BEGIN Dataset section

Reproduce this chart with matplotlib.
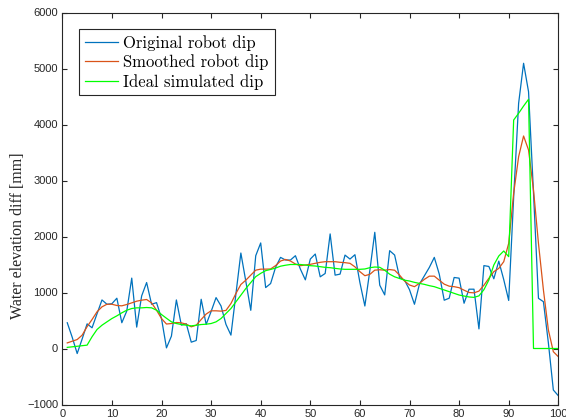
import numpy as np
import matplotlib
matplotlib.use("Agg")
import matplotlib.pyplot as plt

x = list(range(1, 101))

original = [460, 200, -90, 170, 440, 370, 620, 867, 790, 800,
            898, 460, 670, 1257, 382, 939, 1178, 790, 819, 535,
            11, 221, 867, 418, 442, 113, 143, 879, 430, 660,
            909, 760, 430, 239, 970, 1705, 1200, 682, 1657, 1885,
            1088, 1160, 1450, 1627, 1580, 1580, 1657, 1418, 1226, 1597,
            1687, 1280, 1340, 2046, 1310, 1328, 1668, 1597, 1675, 1178,
            759, 1390, 2075, 1131, 957, 1747, 1669, 1268, 1221, 1050,
            790, 1149, 1298, 1448, 1627, 1328, 862, 898, 1268, 1256,
            808, 1059, 1059, 350, 1480, 1465, 1245, 1560, 1230, 858,
            2700, 4378, 5093, 4586, 2780, 896, 836, 100, -741, -843]

smoothed = [100, 130, 160, 238, 390, 518, 655, 744, 790, 790,
            768, 762, 786, 815, 845, 863, 875, 815, 684, 535,
            437, 446, 464, 458, 434, 387, 416, 518, 615, 673,
            673, 667, 680, 803, 982, 1143, 1220, 1310, 1399, 1417,
            1417, 1420, 1480, 1562, 1590, 1562, 1509, 1479, 1491, 1503,
            1521, 1539, 1550, 1550, 1550, 1539, 1533, 1521, 1458, 1372,
            1300, 1324, 1399, 1406, 1398, 1410, 1398, 1310, 1205, 1134,
            1104, 1163, 1235, 1292, 1292, 1220, 1149, 1113, 1104, 1086,
            1041, 1000, 994, 1025, 1130, 1253, 1372, 1431, 1550, 1878,
            2771, 3425, 3795, 3545, 2830, 1878, 1045, 330, -57, -146]

ideal = [20, 30, 40, 50, 60, 210, 339, 416, 476, 535,
         583, 637, 684, 714, 726, 726, 732, 726, 684, 607,
         540, 476, 446, 428, 416, 404, 416, 428, 434, 446,
         476, 535, 625, 714, 833, 952, 1071, 1178, 1283, 1342,
         1390, 1412, 1436, 1470, 1487, 1500, 1500, 1500, 1490, 1479,
         1473, 1461, 1449, 1443, 1431, 1420, 1414, 1414, 1414, 1414,
         1420, 1443, 1455, 1450, 1398, 1327, 1280, 1250, 1220, 1205,
         1181, 1163, 1145, 1122, 1104, 1074, 1045, 1015, 985, 955,
         937, 920, 913, 940, 1050, 1223, 1491, 1652, 1741, 1640,
         4080, 4200, 4330, 4450, 0, 0, 0, 0, 0, 0]

labels = ["Original robot dip", "Smoothed robot dip", "Ideal simulated dip"]
xticks = list(range(0, 101, 10))
yticks = list(range(-1000, 6001, 1000))

axis_col = "#262626"

fig = plt.figure(figsize=(5.66, 4.2), dpi=100)
ax = fig.add_axes([62.3 / 566, 15.5 / 420, 496 / 566, 392 / 420])

ax.plot(x, original, color="#0072BD", lw=0.9, label=labels[0])
ax.plot(x, smoothed, color="#D95319", lw=0.9, label=labels[1])
ax.plot(x, ideal, color="#00FF00", lw=0.9, label=labels[2])

ax.set_xlim(0, 100)
ax.set_ylim(-1000, 6000)
ax.set_xticks(xticks)
ax.set_yticks(yticks)
ax.tick_params(direction="in", length=3.5, width=0.8, top=True, right=True,
               labelsize=8, colors=axis_col, pad=3)
for lab in ax.get_xticklabels() + ax.get_yticklabels():
    lab.set_fontfamily("Liberation Sans")
for sp in ax.spines.values():
    sp.set_color(axis_col)
    sp.set_linewidth(0.8)

fig.text(18 / 566, 1 - 236 / 420, "Water elevation diff [mm]", rotation=90,
         ha="center", va="center", fontsize=11.5, family="Liberation Serif",
         color=axis_col)

leg = ax.legend(loc="upper left", bbox_to_anchor=(0.034, 0.958), borderaxespad=0,
                prop={"family": "cmr10", "size": 12}, fancybox=False,
                framealpha=1, edgecolor=axis_col, handlelength=2.0,
                handletextpad=0.3, labelspacing=0.22, borderpad=0.35)
leg.get_frame().set_linewidth(0.8)

fig.savefig("out.png", dpi=100)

END Dataset section

▶ **Goal**
Output the material word for word, omitting its pictures.

▶ **Response to the exercise**
Reproduce this chart with matplotlib.
import numpy as np
import matplotlib
matplotlib.use("Agg")
import matplotlib.pyplot as plt

x = list(range(1, 101))

original = [460, 200, -90, 170, 440, 370, 620, 867, 790, 800,
            898, 460, 670, 1257, 382, 939, 1178, 790, 819, 535,
            11, 221, 867, 418, 442, 113, 143, 879, 430, 660,
            909, 760, 430, 239, 970, 1705, 1200, 682, 1657, 1885,
            1088, 1160, 1450, 1627, 1580, 1580, 1657, 1418, 1226, 1597,
            1687, 1280, 1340, 2046, 1310, 1328, 1668, 1597, 1675, 1178,
            759, 1390, 2075, 1131, 957, 1747, 1669, 1268, 1221, 1050,
            790, 1149, 1298, 1448, 1627, 1328, 862, 898, 1268, 1256,
            808, 1059, 1059, 350, 1480, 1465, 1245, 1560, 1230, 858,
            2700, 4378, 5093, 4586, 2780, 896, 836, 100, -741, -843]

smoothed = [100, 130, 160, 238, 390, 518, 655, 744, 790, 790,
            768, 762, 786, 815, 845, 863, 875, 815, 684, 535,
            437, 446, 464, 458, 434, 387, 416, 518, 615, 673,
            673, 667, 680, 803, 982, 1143, 1220, 1310, 1399, 1417,
            1417, 1420, 1480, 1562, 1590, 1562, 1509, 1479, 1491, 1503,
            1521, 1539, 1550, 1550, 1550, 1539, 1533, 1521, 1458, 1372,
            1300, 1324, 1399, 1406, 1398, 1410, 1398, 1310, 1205, 1134,
            1104, 1163, 1235, 1292, 1292, 1220, 1149, 1113, 1104, 1086,
            1041, 1000, 994, 1025, 1130, 1253, 1372, 1431, 1550, 1878,
            2771, 3425, 3795, 3545, 2830, 1878, 1045, 330, -57, -146]

ideal = [20, 30, 40, 50, 60, 210, 339, 416, 476, 535,
         583, 637, 684, 714, 726, 726, 732, 726, 684, 607,
         540, 476, 446, 428, 416, 404, 416, 428, 434, 446,
         476, 535, 625, 714, 833, 952, 1071, 1178, 1283, 1342,
         1390, 1412, 1436, 1470, 1487, 1500, 1500, 1500, 1490, 1479,
         1473, 1461, 1449, 1443, 1431, 1420, 1414, 1414, 1414, 1414,
         1420, 1443, 1455, 1450, 1398, 1327, 1280, 1250, 1220, 1205,
         1181, 1163, 1145, 1122, 1104, 1074, 1045, 1015, 985, 955,
         937, 920, 913, 940, 1050, 1223, 1491, 1652, 1741, 1640,
         4080, 4200, 4330, 4450, 0, 0, 0, 0, 0, 0]

labels = ["Original robot dip", "Smoothed robot dip", "Ideal simulated dip"]
xticks = list(range(0, 101, 10))
yticks = list(range(-1000, 6001, 1000))

axis_col = "#262626"

fig = plt.figure(figsize=(5.66, 4.2), dpi=100)
ax = fig.add_axes([62.3 / 566, 15.5 / 420, 496 / 566, 392 / 420])

ax.plot(x, original, color="#0072BD", lw=0.9, label=labels[0])
ax.plot(x, smoothed, color="#D95319", lw=0.9, label=labels[1])
ax.plot(x, ideal, color="#00FF00", lw=0.9, label=labels[2])

ax.set_xlim(0, 100)
ax.set_ylim(-1000, 6000)
ax.set_xticks(xticks)
ax.set_yticks(yticks)
ax.tick_params(direction="in", length=3.5, width=0.8, top=True, right=True,
               labelsize=8, colors=axis_col, pad=3)
for lab in ax.get_xticklabels() + ax.get_yticklabels():
    lab.set_fontfamily("Liberation Sans")
for sp in ax.spines.values():
    sp.set_color(axis_col)
    sp.set_linewidth(0.8)

fig.text(18 / 566, 1 - 236 / 420, "Water elevation diff [mm]", rotation=90,
         ha="center", va="center", fontsize=11.5, family="Liberation Serif",
         color=axis_col)

leg = ax.legend(loc="upper left", bbox_to_anchor=(0.034, 0.958), borderaxespad=0,
                prop={"family": "cmr10", "size": 12}, fancybox=False,
                framealpha=1, edgecolor=axis_col, handlelength=2.0,
                handletextpad=0.3, labelspacing=0.22, borderpad=0.35)
leg.get_frame().set_linewidth(0.8)

fig.savefig("out.png", dpi=100)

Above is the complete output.